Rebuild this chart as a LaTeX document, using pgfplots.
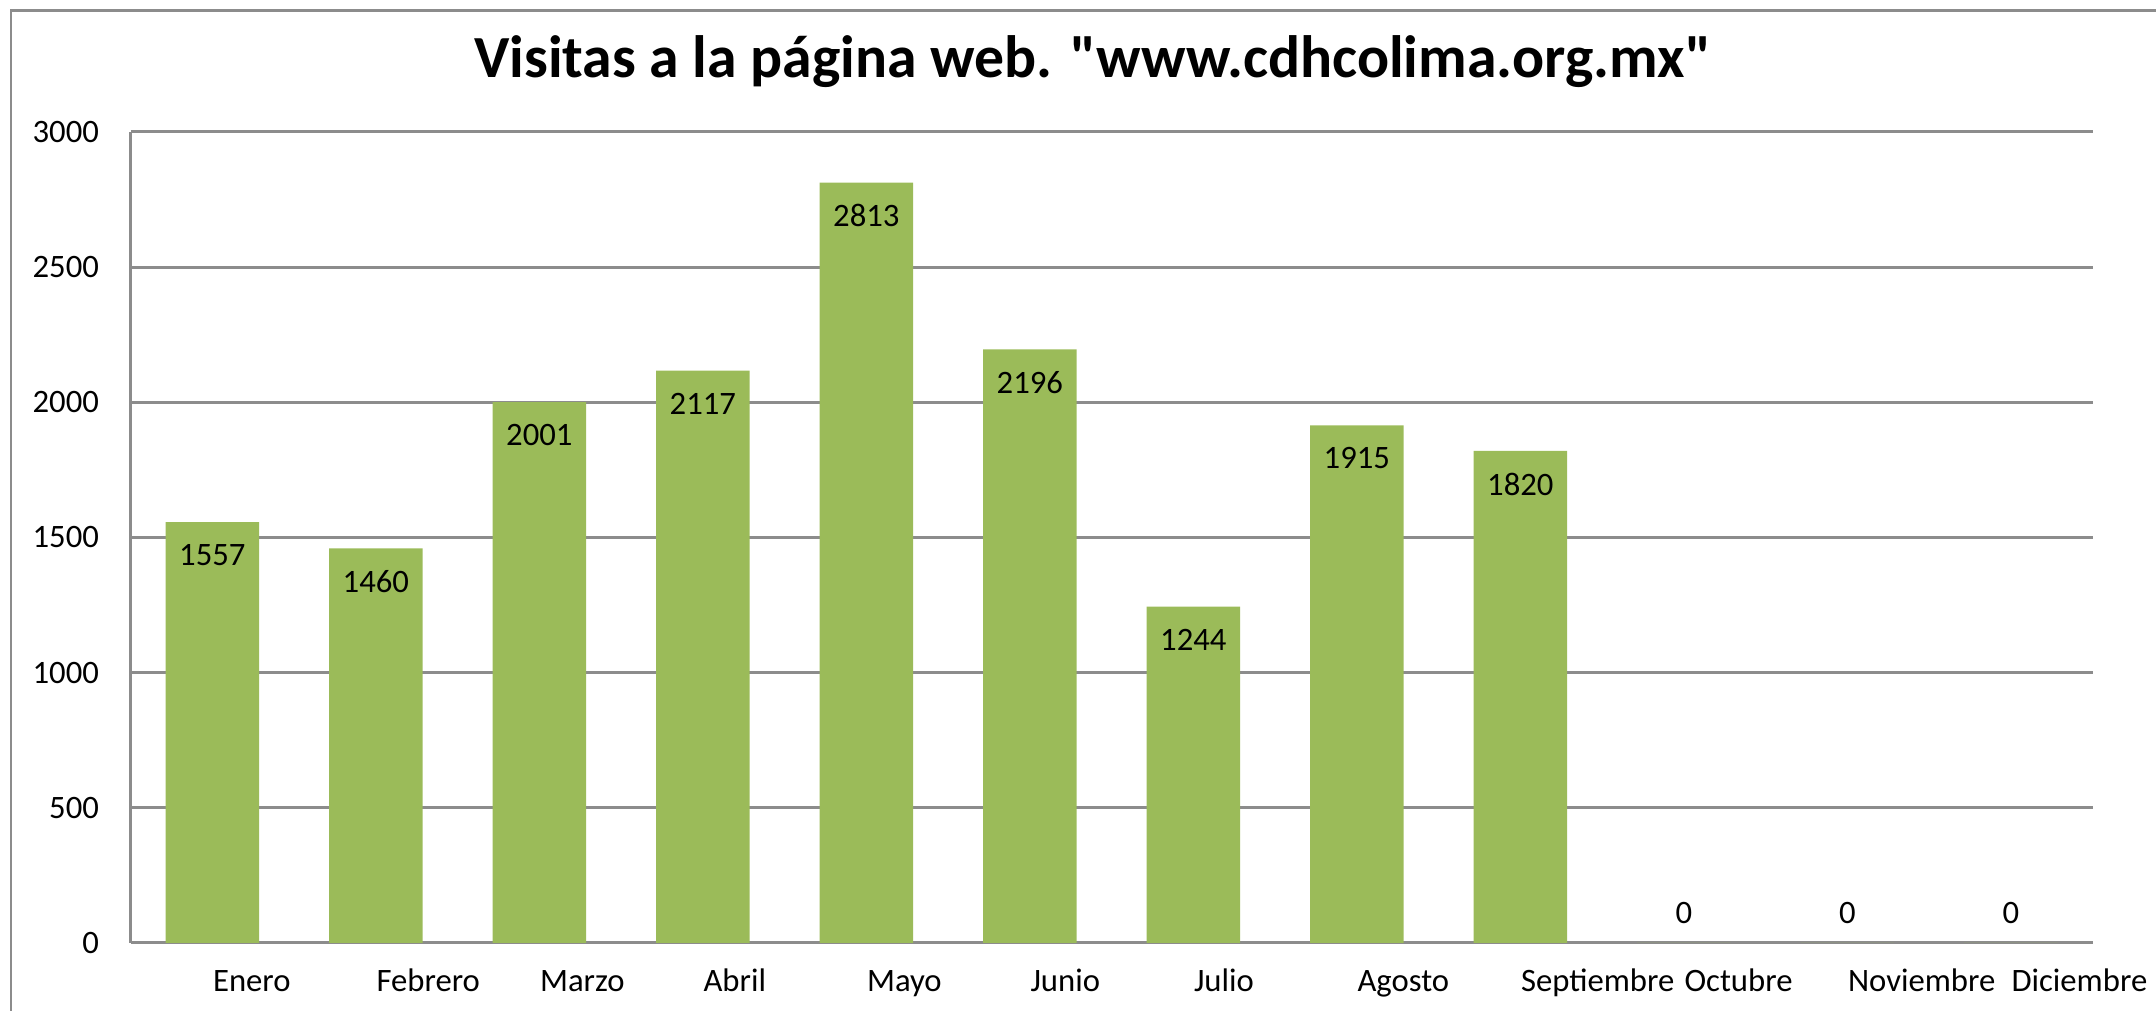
\documentclass[border=0pt]{standalone}
\usepackage{fontspec}
\setmainfont{Carlito}
\newfontfamily\titlefont{Carlito}
\usepackage{pgfplots}
\pgfplotsset{compat=1.18}
\definecolor{bargreen}{HTML}{9BBB59}
\definecolor{gridgray}{HTML}{8C8C8C}
\begin{document}
\begin{tikzpicture}
\pgfkeys{/pgf/number format/.cd, 1000 sep={}, assume math mode=true}
\begin{axis}[
  name=ax,
  at={(0,0)}, anchor=south west,
  scale only axis,
  width=19.62cm, height=8.11cm,
  ybar, bar shift=0pt, bar width=0.572,
  xmin=-0.5, xmax=11.5,
  ymin=0, ymax=3000,
  ytick={0,500,1000,1500,2000,2500,3000},
  xtick={0,1,2,3,4,5,6,7,8,9,10,11},
  xticklabels={Enero,Febrero,Marzo,Abril,Mayo,Junio,Julio,Agosto,Septiembre,Octubre,Noviembre,Diciembre},
  xticklabel style={font=\fontsize{9.3}{11}\selectfont, anchor=west, inner xsep=0pt,
    text height=1.5ex, text depth=0.45ex, yshift=-0.40cm},
  yticklabel style={font=\fontsize{9.3}{11}\selectfont, anchor=east, inner xsep=0pt, xshift=-0.31cm},
  axis x line=bottom, axis y line=left,
  axis line style={draw=gridgray, line width=0.85pt, -},
  major tick length=0pt,
  ymajorgrids=true,
  major grid style={draw=gridgray, line width=0.85pt},
  nodes near coords,
  every node near coord/.append style={font=\fontsize{9.3}{11}\selectfont, text=black},
  clip=false,
]
% enero a septiembre
\addplot[fill=bargreen, draw=none,
  every node near coord/.append style={anchor=center, yshift=-0.33cm}]
  coordinates {(0,1557) (1,1460) (2,2001) (3,2117) (4,2813) (5,2196) (6,1244) (7,1915) (8,1820)};
% octubre a diciembre, sin visitas
\addplot[fill=bargreen, draw=none,
  every node near coord/.append style={anchor=center, yshift=0.30cm}]
  coordinates {(9,0) (10,0) (11,0)};
\end{axis}
\node[font=\titlefont\bfseries\fontsize{17}{20}\selectfont] at (9.62,8.81)
  {Visitas a la página web. "www.cdhcolima.org.mx"};
\draw[gridgray, line width=0.85pt] (-1.196,-1) -- (-1.196,9.32) -- (20.6,9.32);
\pgfresetboundingbox
\useasboundingbox (-1.306,-0.68) rectangle (20.254,9.43);
\end{tikzpicture}
\end{document}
.....
=== Directions ===
Using the data above, print every line exactly, omitting pictures.

=== Answer in full ===
Rebuild this chart as a LaTeX document, using pgfplots.
\documentclass[border=0pt]{standalone}
\usepackage{fontspec}
\setmainfont{Carlito}
\newfontfamily\titlefont{Carlito}
\usepackage{pgfplots}
\pgfplotsset{compat=1.18}
\definecolor{bargreen}{HTML}{9BBB59}
\definecolor{gridgray}{HTML}{8C8C8C}
\begin{document}
\begin{tikzpicture}
\pgfkeys{/pgf/number format/.cd, 1000 sep={}, assume math mode=true}
\begin{axis}[
  name=ax,
  at={(0,0)}, anchor=south west,
  scale only axis,
  width=19.62cm, height=8.11cm,
  ybar, bar shift=0pt, bar width=0.572,
  xmin=-0.5, xmax=11.5,
  ymin=0, ymax=3000,
  ytick={0,500,1000,1500,2000,2500,3000},
  xtick={0,1,2,3,4,5,6,7,8,9,10,11},
  xticklabels={Enero,Febrero,Marzo,Abril,Mayo,Junio,Julio,Agosto,Septiembre,Octubre,Noviembre,Diciembre},
  xticklabel style={font=\fontsize{9.3}{11}\selectfont, anchor=west, inner xsep=0pt,
    text height=1.5ex, text depth=0.45ex, yshift=-0.40cm},
  yticklabel style={font=\fontsize{9.3}{11}\selectfont, anchor=east, inner xsep=0pt, xshift=-0.31cm},
  axis x line=bottom, axis y line=left,
  axis line style={draw=gridgray, line width=0.85pt, -},
  major tick length=0pt,
  ymajorgrids=true,
  major grid style={draw=gridgray, line width=0.85pt},
  nodes near coords,
  every node near coord/.append style={font=\fontsize{9.3}{11}\selectfont, text=black},
  clip=false,
]
% enero a septiembre
\addplot[fill=bargreen, draw=none,
  every node near coord/.append style={anchor=center, yshift=-0.33cm}]
  coordinates {(0,1557) (1,1460) (2,2001) (3,2117) (4,2813) (5,2196) (6,1244) (7,1915) (8,1820)};
% octubre a diciembre, sin visitas
\addplot[fill=bargreen, draw=none,
  every node near coord/.append style={anchor=center, yshift=0.30cm}]
  coordinates {(9,0) (10,0) (11,0)};
\end{axis}
\node[font=\titlefont\bfseries\fontsize{17}{20}\selectfont] at (9.62,8.81)
  {Visitas a la página web. "www.cdhcolima.org.mx"};
\draw[gridgray, line width=0.85pt] (-1.196,-1) -- (-1.196,9.32) -- (20.6,9.32);
\pgfresetboundingbox
\useasboundingbox (-1.306,-0.68) rectangle (20.254,9.43);
\end{tikzpicture}
\end{document}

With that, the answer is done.